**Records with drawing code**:
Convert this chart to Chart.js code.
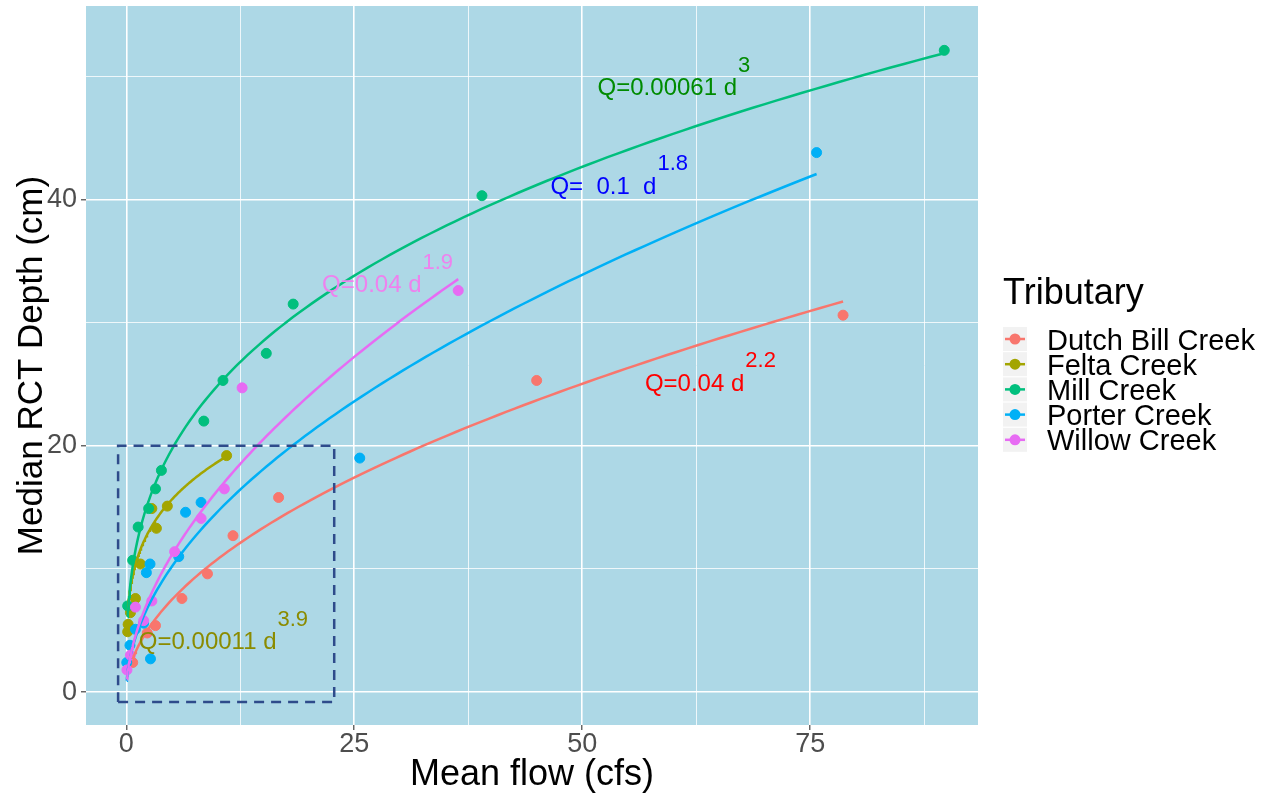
<!DOCTYPE html>
<html>
<head>
<meta charset="utf-8">
<script src="https://cdn.jsdelivr.net/npm/chart.js@4/dist/chart.umd.min.js"></script>
<style>
  html, body { margin: 0; padding: 0; background: #ffffff; }
  canvas { display: block; }
</style>
</head>
<body>
<canvas id="chart" width="1271" height="801"></canvas>
<script>
// Tributaries and their colours
const tributaries = ['Dutch Bill Creek', 'Felta Creek', 'Mill Creek', 'Porter Creek', 'Willow Creek'];
const seriesColors = ['#F8766D', '#A3A500', '#00BF7D', '#00B0F6', '#E76BF3'];

// Observations: mean flow (cfs) and median RCT depth (cm)
const dutchFlow  = [0.7, 2.3, 3.2, 6.1, 8.9, 11.7, 16.7, 45.0, 78.6];
const dutchDepth = [2.4, 4.8, 5.4, 7.6, 9.6, 12.7, 15.8, 25.3, 30.6];
const feltaFlow  = [0.15, 0.2, 0.45, 1.0, 1.55, 2.8, 3.3, 4.5, 11.0];
const feltaDepth = [4.9, 5.5, 6.45, 7.6, 10.4, 14.9, 13.3, 15.1, 19.2];
const millFlow   = [0.15, 0.7, 1.3, 2.45, 3.2, 3.85, 8.5, 10.6, 15.35, 18.3, 39.0, 89.7];
const millDepth  = [7.0, 10.7, 13.4, 14.9, 16.5, 18.0, 22.0, 25.3, 27.5, 31.5, 40.3, 52.1];
const porterFlow = [0.05, 0.4, 1.0, 1.9, 2.2, 2.6, 2.65, 5.75, 6.5, 8.2, 25.6, 75.7];
const porterDepth= [2.4, 3.8, 5.1, 5.6, 9.7, 10.4, 2.7, 11.0, 14.6, 15.4, 19.0, 43.8];
const willowFlow = [0.07, 0.45, 1.0, 1.9, 2.8, 5.3, 8.2, 10.75, 12.7, 36.4];
const willowDepth= [1.8, 3.0, 6.9, 5.8, 7.4, 11.4, 14.1, 16.5, 24.7, 32.6];

const flows  = [dutchFlow, feltaFlow, millFlow, porterFlow, willowFlow];
const depths = [dutchDepth, feltaDepth, millDepth, porterDepth, willowDepth];

// Power-law fits of depth against flow: depth = coef * flow ^ expo
const fitCoef = [3.235, 10.35, 11.5, 4.405, 4.56];
const fitExpo = [0.523, 0.2564, 0.335, 0.5215, 0.555];

// Rating equations written on the plot
const eqText   = ['Q=0.04 d', 'Q=0.00011 d', 'Q=0.00061 d', 'Q=  0.1  d', 'Q=0.04 d'];
const eqPower  = ['2.2', '3.9', '3', '1.8', '1.9'];
const eqColors = ['#FF0000', '#8B8B00', '#008B00', '#0000FF', '#EE82EE'];
const eqFlow   = [64, 10.6, 60, 54, 28.6];
const eqDepth  = [25, 4, 49, 41, 33];

// Dashed box around the low-flow cluster
const boxFlow  = [-0.9, 22.8];
const boxDepth = [-0.8, 20];

// Axis ticks
const xTicks = [0, 12.5, 25, 37.5, 50, 62.5, 75, 87.5];
const xMajor = [0, 25, 50, 75];
const yTicks = [0, 10, 20, 30, 40, 50];
const yMajor = [0, 20, 40];

const FONT = "'Liberation Sans', Arial, Helvetica, sans-serif";
Chart.defaults.font.family = FONT;

function fitPoints(i) {
  const lo = Math.min(...flows[i]);
  const hi = Math.max(...flows[i]);
  const pts = [];
  const n = 120;
  for (let k = 0; k <= n; k++) {
    const t = k / n;
    const q = lo + (hi - lo) * t * t;
    pts.push({ x: q, y: fitCoef[i] * Math.pow(q, fitExpo[i]) });
  }
  return pts;
}

const datasets = [];
// points first, then fitted curves, then the box (lower order = drawn on top)
tributaries.forEach((name, i) => {
  datasets.push({
    label: name,
    data: flows[i].map((q, j) => ({ x: q, y: depths[i][j] })),
    showLine: false,
    pointRadius: 5,
    pointBorderWidth: 1,
    pointBackgroundColor: seriesColors[i],
    pointBorderColor: seriesColors[i],
    order: 30 - i
  });
});
tributaries.forEach((name, i) => {
  datasets.push({
    label: name + ' fit',
    data: fitPoints(i),
    showLine: true,
    borderColor: seriesColors[i],
    borderWidth: 2.5,
    pointRadius: 0,
    tension: 0,
    fill: false,
    order: 20 - i
  });
});
datasets.push({
  label: 'box',
  data: [
    { x: boxFlow[0], y: boxDepth[0] }, { x: boxFlow[1], y: boxDepth[0] },
    { x: boxFlow[1], y: boxDepth[1] }, { x: boxFlow[0], y: boxDepth[1] },
    { x: boxFlow[0], y: boxDepth[0] }
  ],
  showLine: true,
  borderColor: '#2E4B8B',
  borderWidth: 2.5,
  borderDash: [10, 7],
  pointRadius: 0,
  fill: false,
  order: 1
});

const panelFill = {
  id: 'panelFill',
  beforeDraw(chart) {
    const { ctx, chartArea: a } = chart;
    ctx.save();
    ctx.fillStyle = '#ADD8E6';
    ctx.fillRect(a.left, a.top, a.right - a.left, a.bottom - a.top);
    ctx.restore();
  }
};

const equations = {
  id: 'equations',
  afterDatasetsDraw(chart) {
    const { ctx, scales } = chart;
    ctx.save();
    ctx.textBaseline = 'middle';
    ctx.textAlign = 'left';
    eqText.forEach((txt, i) => {
      const mainFont = '24px ' + FONT;
      const supFont = '22px ' + FONT;
      ctx.font = mainFont;
      const wMain = ctx.measureText(txt).width;
      ctx.font = supFont;
      const wSup = ctx.measureText(eqPower[i]).width;
      const cx = scales.x.getPixelForValue(eqFlow[i]);
      const cy = scales.y.getPixelForValue(eqDepth[i]);
      const left = cx - (wMain + wSup) / 2;
      ctx.fillStyle = eqColors[i];
      ctx.font = mainFont;
      ctx.fillText(txt, left, cy);
      ctx.font = supFont;
      ctx.fillText(eqPower[i], left + wMain + 1, cy - 23);
    });
    ctx.restore();
  }
};

const legendBox = {
  id: 'legendBox',
  afterDraw(chart) {
    const { ctx } = chart;
    ctx.save();
    ctx.fillStyle = '#000000';
    ctx.textAlign = 'left';
    ctx.textBaseline = 'alphabetic';
    ctx.font = '36px ' + FONT;
    ctx.fillText('Tributary', 1003, 304);
    tributaries.forEach((name, i) => {
      const cy = 339 + i * 25.2;
      ctx.fillStyle = '#F2F2F2';
      ctx.fillRect(1003, cy - 12, 24, 24);
      ctx.strokeStyle = seriesColors[i];
      ctx.lineWidth = 2.5;
      ctx.beginPath();
      ctx.moveTo(1005, cy);
      ctx.lineTo(1025, cy);
      ctx.stroke();
      ctx.fillStyle = seriesColors[i];
      ctx.beginPath();
      ctx.arc(1015, cy, 5.5, 0, Math.PI * 2);
      ctx.fill();
      ctx.fillStyle = '#000000';
      ctx.font = '29px ' + FONT;
      ctx.fillText(name, 1047, cy + 10.5);
    });
    ctx.restore();
  }
};

const isMajorX = v => xMajor.includes(v);
const isMajorY = v => yMajor.includes(v);

new Chart(document.getElementById('chart'), {
  type: 'scatter',
  data: { datasets },
  plugins: [panelFill, equations, legendBox],
  options: {
    responsive: false,
    devicePixelRatio: 1,
    animation: false,
    layout: { padding: { left: 0, top: 4, right: 293, bottom: 0 } },
    plugins: { legend: { display: false }, tooltip: { enabled: false } },
    scales: {
      x: {
        type: 'linear',
        min: -4.42,
        max: 93.4,
        afterBuildTicks: s => { s.ticks = xTicks.map(v => ({ value: v })); },
        afterFit: s => { s.height = 76; s.paddingLeft = 0; s.paddingRight = 0; },
        border: { display: false },
        grid: {
          color: '#FFFFFF',
          lineWidth: c => (c.tick && isMajorX(c.tick.value)) ? 1.6 : 0.8,
          tickColor: c => (c.tick && isMajorX(c.tick.value)) ? '#333333' : 'rgba(0,0,0,0)',
          tickLength: 5,
          tickWidth: 1.1
        },
        ticks: {
          autoSkip: false,
          maxRotation: 0,
          padding: -2,
          color: '#4D4D4D',
          font: { size: 27 },
          callback: v => isMajorX(v) ? String(v) : ''
        },
        title: {
          display: true,
          text: 'Mean flow (cfs)',
          color: '#000000',
          font: { size: 36 },
          padding: { top: 0, bottom: 4 }
        }
      },
      y: {
        type: 'linear',
        min: -2.67,
        max: 55.7,
        afterBuildTicks: s => { s.ticks = yTicks.map(v => ({ value: v })); },
        afterFit: s => { s.width = 86; s.paddingTop = 0; s.paddingBottom = 0; },
        border: { display: false },
        grid: {
          color: '#FFFFFF',
          lineWidth: c => (c.tick && isMajorY(c.tick.value)) ? 1.6 : 0.8,
          tickColor: c => (c.tick && isMajorY(c.tick.value)) ? '#333333' : 'rgba(0,0,0,0)',
          tickLength: 5,
          tickWidth: 1.1
        },
        ticks: {
          autoSkip: false,
          padding: 4,
          color: '#4D4D4D',
          font: { size: 27 },
          callback: v => isMajorY(v) ? String(v) : ''
        },
        title: {
          display: true,
          text: 'Median RCT Depth (cm)',
          color: '#000000',
          font: { size: 35 },
          padding: { top: 11, bottom: 0 }
        }
      }
    }
  }
});
</script>
</body>
</html>
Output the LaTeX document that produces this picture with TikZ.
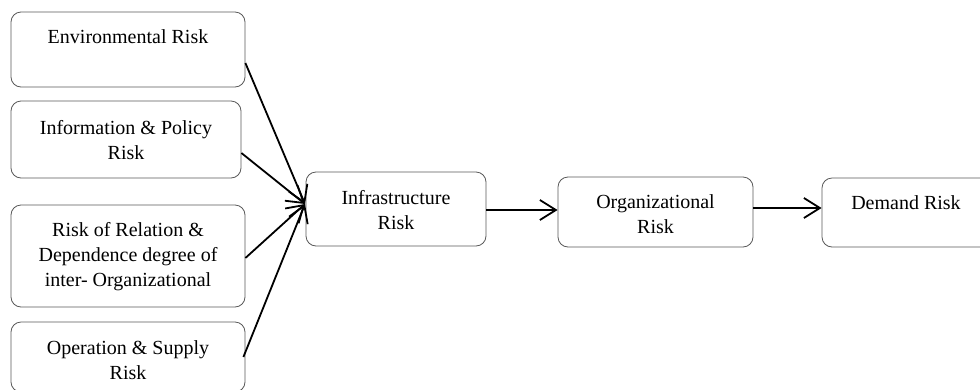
\documentclass[tikz,border=0pt]{standalone}
\usepackage{fontspec}
\setmainfont{Liberation Serif}
\usetikzlibrary{arrows.meta,calc}
\begin{document}
\begin{tikzpicture}[x=1pt,y=-1pt,
  riskbox/.style={draw=black!65,line width=0.8pt,rounded corners=10pt,inner sep=0pt},
  lbl/.style={align=center,font=\fontsize{20}{25}\selectfont,inner sep=0pt},
  conn/.style={line width=1.8pt,-{Straight Barb[length=16pt,width=20pt,line width=1.8pt]}}]
\useasboundingbox (0,0) rectangle (980,389);
\clip (0,0) rectangle (980,389);
% boxes
\node[riskbox,minimum width=234pt,minimum height=75pt] (b1) at (128,49.5) {};
\node[riskbox,minimum width=230pt,minimum height=77pt] (b2) at (126,139.5) {};
\node[riskbox,minimum width=234pt,minimum height=102pt] (b3) at (128,256) {};
\node[riskbox,minimum width=234pt,minimum height=70pt] (b4) at (128,357) {};
\node[riskbox,minimum width=180pt,minimum height=74pt] (infra) at (396,209) {};
\node[riskbox,minimum width=195pt,minimum height=70pt] (org) at (655.5,212) {};
\node[riskbox,minimum width=180pt,minimum height=69pt] (dem) at (912,212.5) {};
% labels
\node[lbl] (t1) at (128,37) {Environmental Risk};
\node[lbl] (t2) at (126,140.5) {Information \& Policy\\Risk};
\node[lbl] (t3) at (128,256.5) {Risk of Relation \&\\Dependence degree of\\inter- Organizational};
\node[lbl] (t4) at (128,360.5) {Operation \& Supply\\Risk};
\node[lbl] (t5) at (396,210) {Infrastructure\\Risk};
\node[lbl] (t6) at (655.5,214) {Organizational\\Risk};
\node[lbl] (t7) at (906,203) {Demand Risk};
% connectors
\coordinate (hub) at (305,204);
\draw[conn] ($(b1.east)+(0,13.5)$) -- (hub);
\draw[conn] ($(b2.east)+(0,13.5)$) -- (hub);
\draw[conn] ($(b3.east)+(0,2)$) -- (hub);
\draw[conn] ($(b4.east)+(-2,0)$) -- (hub);
\coordinate (s1) at ($(infra.east)+(0,1)$);
\coordinate (s2) at ($(org.east)+(0,-4)$);
\draw[conn] (s1) -- (s1 -| org.west);
\draw[conn] (s2) -- (s2 -| dem.west);
\end{tikzpicture}
\end{document}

**Work to do**:
Quote verbatim the final run of lines in the material above, from the line that contains "Output the LaTeX" through the very last line, excluding any pictures.

**Complete response**:
Output the LaTeX document that produces this picture with TikZ.
\documentclass[tikz,border=0pt]{standalone}
\usepackage{fontspec}
\setmainfont{Liberation Serif}
\usetikzlibrary{arrows.meta,calc}
\begin{document}
\begin{tikzpicture}[x=1pt,y=-1pt,
  riskbox/.style={draw=black!65,line width=0.8pt,rounded corners=10pt,inner sep=0pt},
  lbl/.style={align=center,font=\fontsize{20}{25}\selectfont,inner sep=0pt},
  conn/.style={line width=1.8pt,-{Straight Barb[length=16pt,width=20pt,line width=1.8pt]}}]
\useasboundingbox (0,0) rectangle (980,389);
\clip (0,0) rectangle (980,389);
% boxes
\node[riskbox,minimum width=234pt,minimum height=75pt] (b1) at (128,49.5) {};
\node[riskbox,minimum width=230pt,minimum height=77pt] (b2) at (126,139.5) {};
\node[riskbox,minimum width=234pt,minimum height=102pt] (b3) at (128,256) {};
\node[riskbox,minimum width=234pt,minimum height=70pt] (b4) at (128,357) {};
\node[riskbox,minimum width=180pt,minimum height=74pt] (infra) at (396,209) {};
\node[riskbox,minimum width=195pt,minimum height=70pt] (org) at (655.5,212) {};
\node[riskbox,minimum width=180pt,minimum height=69pt] (dem) at (912,212.5) {};
% labels
\node[lbl] (t1) at (128,37) {Environmental Risk};
\node[lbl] (t2) at (126,140.5) {Information \& Policy\\Risk};
\node[lbl] (t3) at (128,256.5) {Risk of Relation \&\\Dependence degree of\\inter- Organizational};
\node[lbl] (t4) at (128,360.5) {Operation \& Supply\\Risk};
\node[lbl] (t5) at (396,210) {Infrastructure\\Risk};
\node[lbl] (t6) at (655.5,214) {Organizational\\Risk};
\node[lbl] (t7) at (906,203) {Demand Risk};
% connectors
\coordinate (hub) at (305,204);
\draw[conn] ($(b1.east)+(0,13.5)$) -- (hub);
\draw[conn] ($(b2.east)+(0,13.5)$) -- (hub);
\draw[conn] ($(b3.east)+(0,2)$) -- (hub);
\draw[conn] ($(b4.east)+(-2,0)$) -- (hub);
\coordinate (s1) at ($(infra.east)+(0,1)$);
\coordinate (s2) at ($(org.east)+(0,-4)$);
\draw[conn] (s1) -- (s1 -| org.west);
\draw[conn] (s2) -- (s2 -| dem.west);
\end{tikzpicture}
\end{document}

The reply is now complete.